Provided material:
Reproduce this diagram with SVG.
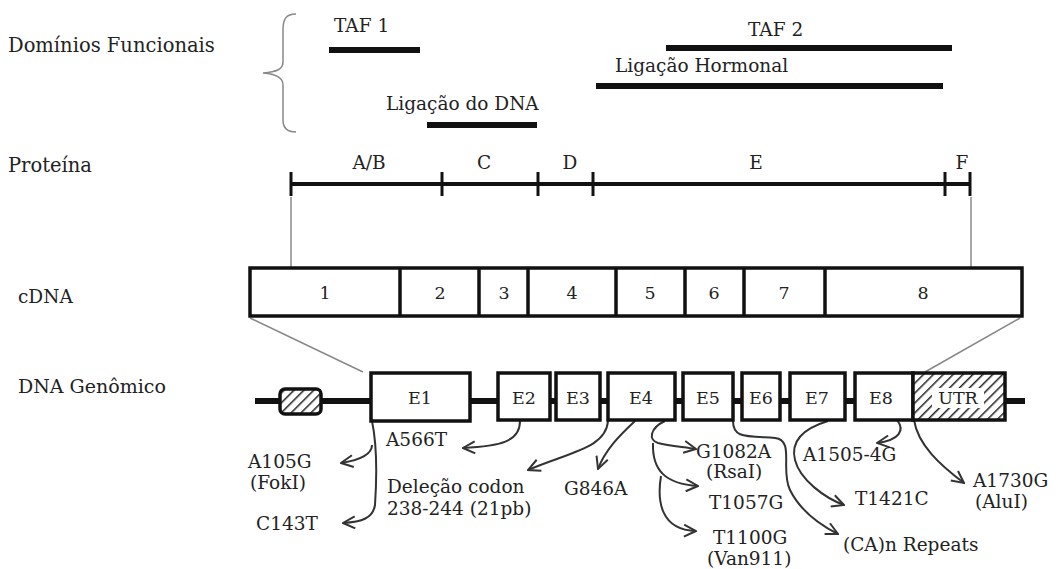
<svg xmlns="http://www.w3.org/2000/svg" width="1058" height="569" viewBox="0 0 1058 569">
<style>
text{font-family:"DejaVu Serif","Liberation Serif",serif;fill:#222;font-size:18.5px}
.c{text-anchor:middle}
.s{font-size:17.5px}
.bar{stroke:#111;stroke-width:6;stroke-linecap:butt}
.box{fill:#fff;stroke:#111;stroke-width:3.5}
.thin{stroke:#888;stroke-width:1.5;fill:none}
.arr{stroke:#333;stroke-width:2;fill:none;marker-end:url(#ah)}
.pl{stroke:#111;stroke-width:4}
.tk{stroke:#111;stroke-width:3}
</style>
<defs>
<marker id="ah" viewBox="0 0 14 14" refX="13" refY="7" markerWidth="14" markerHeight="14" markerUnits="userSpaceOnUse" orient="auto">
<path d="M1,1 L13,7 L1,13" fill="none" stroke="#333" stroke-width="2"/>
</marker>
<pattern id="hatch" width="7" height="7" patternUnits="userSpaceOnUse" patternTransform="rotate(45)">
<rect width="7" height="7" fill="#fff"/>
<line x1="0" y1="0" x2="0" y2="7" stroke="#222" stroke-width="3"/>
</pattern>
</defs>
<rect width="1058" height="569" fill="#fff"/>

<g id="labels">
<text x="8" y="52" style="font-size:19.5px">Domínios Funcionais</text>
<text x="8" y="172" style="font-size:19.5px">Proteína</text>
<text x="18" y="303">cDNA</text>
<text x="18" y="393" style="font-size:19px">DNA Genômico</text>
</g>

<g id="domains">
<path class="thin" d="M296,14 C286,14 283,19 283,30 L283,62 C283,69 277,72 263,73 C277,74 283,78 283,85 L283,120 C283,127 286,132 296,132"/>
<g id="taf1"><text x="334" y="32">TAF 1</text><line class="bar" x1="329" y1="50" x2="420" y2="50"/></g>
<g id="dna"><text x="386" y="110">Ligação do DNA</text><line class="bar" x1="427" y1="125" x2="537" y2="125"/></g>
<g id="taf2"><text x="748" y="36">TAF 2</text><line class="bar" x1="666" y1="48" x2="952" y2="48"/></g>
<g id="horm"><text x="615" y="72">Ligação Hormonal</text><line class="bar" x1="596" y1="86" x2="943" y2="86"/></g>
</g>

<g id="protein">
<line class="pl" x1="291" y1="184" x2="970" y2="184"/>
<line class="tk" x1="291" y1="172" x2="291" y2="196"/>
<line class="tk" x1="442" y1="172" x2="442" y2="196"/>
<line class="tk" x1="538" y1="172" x2="538" y2="196"/>
<line class="tk" x1="593" y1="172" x2="593" y2="196"/>
<line class="tk" x1="945" y1="172" x2="945" y2="196"/>
<line class="tk" x1="970" y1="172" x2="970" y2="196"/>
<text class="c" x="369" y="169">A/B</text>
<text class="c" x="484" y="169">C</text>
<text class="c" x="570" y="169">D</text>
<text class="c" x="756" y="169">E</text>
<text class="c" x="962" y="169">F</text>
</g>

<g id="connectors">
<line class="thin" x1="291" y1="197" x2="291" y2="268"/>
<line class="thin" x1="971" y1="197" x2="971" y2="268"/>
<line class="thin" x1="250" y1="318" x2="363" y2="372"/>
<line class="thin" x1="1020" y1="318" x2="925" y2="372"/>
<path class="arr" d="M372,445 C372,455 360,460 341,463"/>
<path class="arr" d="M372,421 C378,450 376,490 375,505 C373,518 362,522 343,523"/>
<path class="arr" d="M520,421 C520,442 500,446 463,448"/>
<path class="arr" d="M608,421 C606,448 570,452 528,470"/>
<path class="arr" d="M635,421 C620,435 605,450 598,469"/>
<path class="arr" d="M665,421 C650,428 648,440 658,443 C670,446 685,447 696,449"/>
<path class="arr" d="M653,443 C652,470 665,484 698,486"/>
<path class="arr" d="M661,476 C657,500 660,530 696,531"/>
<path class="arr" d="M733,421 C733,438 745,436 775,438 C795,440 780,470 790,490 C800,510 820,525 838,534"/>
<path class="arr" d="M828,421 C805,428 790,440 795,460 C800,480 825,498 844,505"/>
<path class="arr" d="M897,420 C905,430 900,440 877,443"/>
<path class="arr" d="M914,420 C918,445 940,465 964,483"/>
</g>

<g id="cdna">
<rect class="box" x="250" y="268" width="772" height="48"/>
<g stroke="#111" stroke-width="3.5">
<line x1="400" y1="268" x2="400" y2="316"/>
<line x1="479" y1="268" x2="479" y2="316"/>
<line x1="528" y1="268" x2="528" y2="316"/>
<line x1="616" y1="268" x2="616" y2="316"/>
<line x1="685" y1="268" x2="685" y2="316"/>
<line x1="744" y1="268" x2="744" y2="316"/>
<line x1="825" y1="268" x2="825" y2="316"/>
</g>
<text class="c s" x="325" y="299">1</text>
<text class="c s" x="440" y="299">2</text>
<text class="c s" x="504" y="299">3</text>
<text class="c s" x="572" y="299">4</text>
<text class="c s" x="650" y="299">5</text>
<text class="c s" x="714" y="299">6</text>
<text class="c s" x="784" y="299">7</text>
<text class="c s" x="923" y="299">8</text>
</g>

<g id="genomic">
<line x1="255" y1="401" x2="1025" y2="401" stroke="#111" stroke-width="6"/>
<rect x="280" y="389" width="41" height="25" rx="5" fill="url(#hatch)" stroke="#111" stroke-width="3.5"/>
<g id="E1"><rect class="box" x="371" y="373" width="99" height="48"/><text class="c s" x="420" y="404">E1</text></g>
<g id="E2"><rect class="box" x="498" y="373" width="52" height="47"/><text class="c s" x="524" y="404">E2</text></g>
<g id="E3"><rect class="box" x="556" y="373" width="44" height="47"/><text class="c s" x="578" y="404">E3</text></g>
<g id="E4"><rect class="box" x="608" y="373" width="67" height="47"/><text class="c s" x="641" y="404">E4</text></g>
<g id="E5"><rect class="box" x="683" y="373" width="50" height="47"/><text class="c s" x="708" y="404">E5</text></g>
<g id="E6"><rect class="box" x="742" y="373" width="38" height="47"/><text class="c s" x="761" y="404">E6</text></g>
<g id="E7"><rect class="box" x="790" y="373" width="55" height="47"/><text class="c s" x="817" y="404">E7</text></g>
<g id="E8"><rect class="box" x="855" y="373" width="58" height="47"/><text class="c s" x="881" y="404">E8</text></g>
<g id="UTR"><rect x="913" y="373" width="92" height="47" fill="url(#hatch)" stroke="#111" stroke-width="3.5"/><rect x="932" y="388" width="52" height="20" fill="#fff"/><text class="c s" x="958" y="404">UTR</text></g>
</g>

<g id="mutations">
<text x="248" y="468">A105G</text>
<text x="250" y="489">(FokI)</text>
<text x="256" y="530">C143T</text>
<text x="386" y="446">A566T</text>
<text x="387" y="493">Deleção codon</text>
<text x="387" y="515">238-244 (21pb)</text>
<text x="564" y="495">G846A</text>
<text x="696" y="458">G1082A</text>
<text x="706" y="478">(RsaI)</text>
<text x="709" y="509">T1057G</text>
<text x="713" y="544">T1100G</text>
<text x="707" y="565">(Van911)</text>
<text x="803" y="461">A1505-4G</text>
<text x="855" y="505">T1421C</text>
<text x="843" y="551">(CA)n Repeats</text>
<text x="973" y="487">A1730G</text>
<text x="975" y="508">(AluI)</text>
</g>
</svg>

What is required: Copy every line of the data exactly as written, excluding the pictures.

Result of the task:
Reproduce this diagram with SVG.
<svg xmlns="http://www.w3.org/2000/svg" width="1058" height="569" viewBox="0 0 1058 569">
<style>
text{font-family:"DejaVu Serif","Liberation Serif",serif;fill:#222;font-size:18.5px}
.c{text-anchor:middle}
.s{font-size:17.5px}
.bar{stroke:#111;stroke-width:6;stroke-linecap:butt}
.box{fill:#fff;stroke:#111;stroke-width:3.5}
.thin{stroke:#888;stroke-width:1.5;fill:none}
.arr{stroke:#333;stroke-width:2;fill:none;marker-end:url(#ah)}
.pl{stroke:#111;stroke-width:4}
.tk{stroke:#111;stroke-width:3}
</style>
<defs>
<marker id="ah" viewBox="0 0 14 14" refX="13" refY="7" markerWidth="14" markerHeight="14" markerUnits="userSpaceOnUse" orient="auto">
<path d="M1,1 L13,7 L1,13" fill="none" stroke="#333" stroke-width="2"/>
</marker>
<pattern id="hatch" width="7" height="7" patternUnits="userSpaceOnUse" patternTransform="rotate(45)">
<rect width="7" height="7" fill="#fff"/>
<line x1="0" y1="0" x2="0" y2="7" stroke="#222" stroke-width="3"/>
</pattern>
</defs>
<rect width="1058" height="569" fill="#fff"/>

<g id="labels">
<text x="8" y="52" style="font-size:19.5px">Domínios Funcionais</text>
<text x="8" y="172" style="font-size:19.5px">Proteína</text>
<text x="18" y="303">cDNA</text>
<text x="18" y="393" style="font-size:19px">DNA Genômico</text>
</g>

<g id="domains">
<path class="thin" d="M296,14 C286,14 283,19 283,30 L283,62 C283,69 277,72 263,73 C277,74 283,78 283,85 L283,120 C283,127 286,132 296,132"/>
<g id="taf1"><text x="334" y="32">TAF 1</text><line class="bar" x1="329" y1="50" x2="420" y2="50"/></g>
<g id="dna"><text x="386" y="110">Ligação do DNA</text><line class="bar" x1="427" y1="125" x2="537" y2="125"/></g>
<g id="taf2"><text x="748" y="36">TAF 2</text><line class="bar" x1="666" y1="48" x2="952" y2="48"/></g>
<g id="horm"><text x="615" y="72">Ligação Hormonal</text><line class="bar" x1="596" y1="86" x2="943" y2="86"/></g>
</g>

<g id="protein">
<line class="pl" x1="291" y1="184" x2="970" y2="184"/>
<line class="tk" x1="291" y1="172" x2="291" y2="196"/>
<line class="tk" x1="442" y1="172" x2="442" y2="196"/>
<line class="tk" x1="538" y1="172" x2="538" y2="196"/>
<line class="tk" x1="593" y1="172" x2="593" y2="196"/>
<line class="tk" x1="945" y1="172" x2="945" y2="196"/>
<line class="tk" x1="970" y1="172" x2="970" y2="196"/>
<text class="c" x="369" y="169">A/B</text>
<text class="c" x="484" y="169">C</text>
<text class="c" x="570" y="169">D</text>
<text class="c" x="756" y="169">E</text>
<text class="c" x="962" y="169">F</text>
</g>

<g id="connectors">
<line class="thin" x1="291" y1="197" x2="291" y2="268"/>
<line class="thin" x1="971" y1="197" x2="971" y2="268"/>
<line class="thin" x1="250" y1="318" x2="363" y2="372"/>
<line class="thin" x1="1020" y1="318" x2="925" y2="372"/>
<path class="arr" d="M372,445 C372,455 360,460 341,463"/>
<path class="arr" d="M372,421 C378,450 376,490 375,505 C373,518 362,522 343,523"/>
<path class="arr" d="M520,421 C520,442 500,446 463,448"/>
<path class="arr" d="M608,421 C606,448 570,452 528,470"/>
<path class="arr" d="M635,421 C620,435 605,450 598,469"/>
<path class="arr" d="M665,421 C650,428 648,440 658,443 C670,446 685,447 696,449"/>
<path class="arr" d="M653,443 C652,470 665,484 698,486"/>
<path class="arr" d="M661,476 C657,500 660,530 696,531"/>
<path class="arr" d="M733,421 C733,438 745,436 775,438 C795,440 780,470 790,490 C800,510 820,525 838,534"/>
<path class="arr" d="M828,421 C805,428 790,440 795,460 C800,480 825,498 844,505"/>
<path class="arr" d="M897,420 C905,430 900,440 877,443"/>
<path class="arr" d="M914,420 C918,445 940,465 964,483"/>
</g>

<g id="cdna">
<rect class="box" x="250" y="268" width="772" height="48"/>
<g stroke="#111" stroke-width="3.5">
<line x1="400" y1="268" x2="400" y2="316"/>
<line x1="479" y1="268" x2="479" y2="316"/>
<line x1="528" y1="268" x2="528" y2="316"/>
<line x1="616" y1="268" x2="616" y2="316"/>
<line x1="685" y1="268" x2="685" y2="316"/>
<line x1="744" y1="268" x2="744" y2="316"/>
<line x1="825" y1="268" x2="825" y2="316"/>
</g>
<text class="c s" x="325" y="299">1</text>
<text class="c s" x="440" y="299">2</text>
<text class="c s" x="504" y="299">3</text>
<text class="c s" x="572" y="299">4</text>
<text class="c s" x="650" y="299">5</text>
<text class="c s" x="714" y="299">6</text>
<text class="c s" x="784" y="299">7</text>
<text class="c s" x="923" y="299">8</text>
</g>

<g id="genomic">
<line x1="255" y1="401" x2="1025" y2="401" stroke="#111" stroke-width="6"/>
<rect x="280" y="389" width="41" height="25" rx="5" fill="url(#hatch)" stroke="#111" stroke-width="3.5"/>
<g id="E1"><rect class="box" x="371" y="373" width="99" height="48"/><text class="c s" x="420" y="404">E1</text></g>
<g id="E2"><rect class="box" x="498" y="373" width="52" height="47"/><text class="c s" x="524" y="404">E2</text></g>
<g id="E3"><rect class="box" x="556" y="373" width="44" height="47"/><text class="c s" x="578" y="404">E3</text></g>
<g id="E4"><rect class="box" x="608" y="373" width="67" height="47"/><text class="c s" x="641" y="404">E4</text></g>
<g id="E5"><rect class="box" x="683" y="373" width="50" height="47"/><text class="c s" x="708" y="404">E5</text></g>
<g id="E6"><rect class="box" x="742" y="373" width="38" height="47"/><text class="c s" x="761" y="404">E6</text></g>
<g id="E7"><rect class="box" x="790" y="373" width="55" height="47"/><text class="c s" x="817" y="404">E7</text></g>
<g id="E8"><rect class="box" x="855" y="373" width="58" height="47"/><text class="c s" x="881" y="404">E8</text></g>
<g id="UTR"><rect x="913" y="373" width="92" height="47" fill="url(#hatch)" stroke="#111" stroke-width="3.5"/><rect x="932" y="388" width="52" height="20" fill="#fff"/><text class="c s" x="958" y="404">UTR</text></g>
</g>

<g id="mutations">
<text x="248" y="468">A105G</text>
<text x="250" y="489">(FokI)</text>
<text x="256" y="530">C143T</text>
<text x="386" y="446">A566T</text>
<text x="387" y="493">Deleção codon</text>
<text x="387" y="515">238-244 (21pb)</text>
<text x="564" y="495">G846A</text>
<text x="696" y="458">G1082A</text>
<text x="706" y="478">(RsaI)</text>
<text x="709" y="509">T1057G</text>
<text x="713" y="544">T1100G</text>
<text x="707" y="565">(Van911)</text>
<text x="803" y="461">A1505-4G</text>
<text x="855" y="505">T1421C</text>
<text x="843" y="551">(CA)n Repeats</text>
<text x="973" y="487">A1730G</text>
<text x="975" y="508">(AluI)</text>
</g>
</svg>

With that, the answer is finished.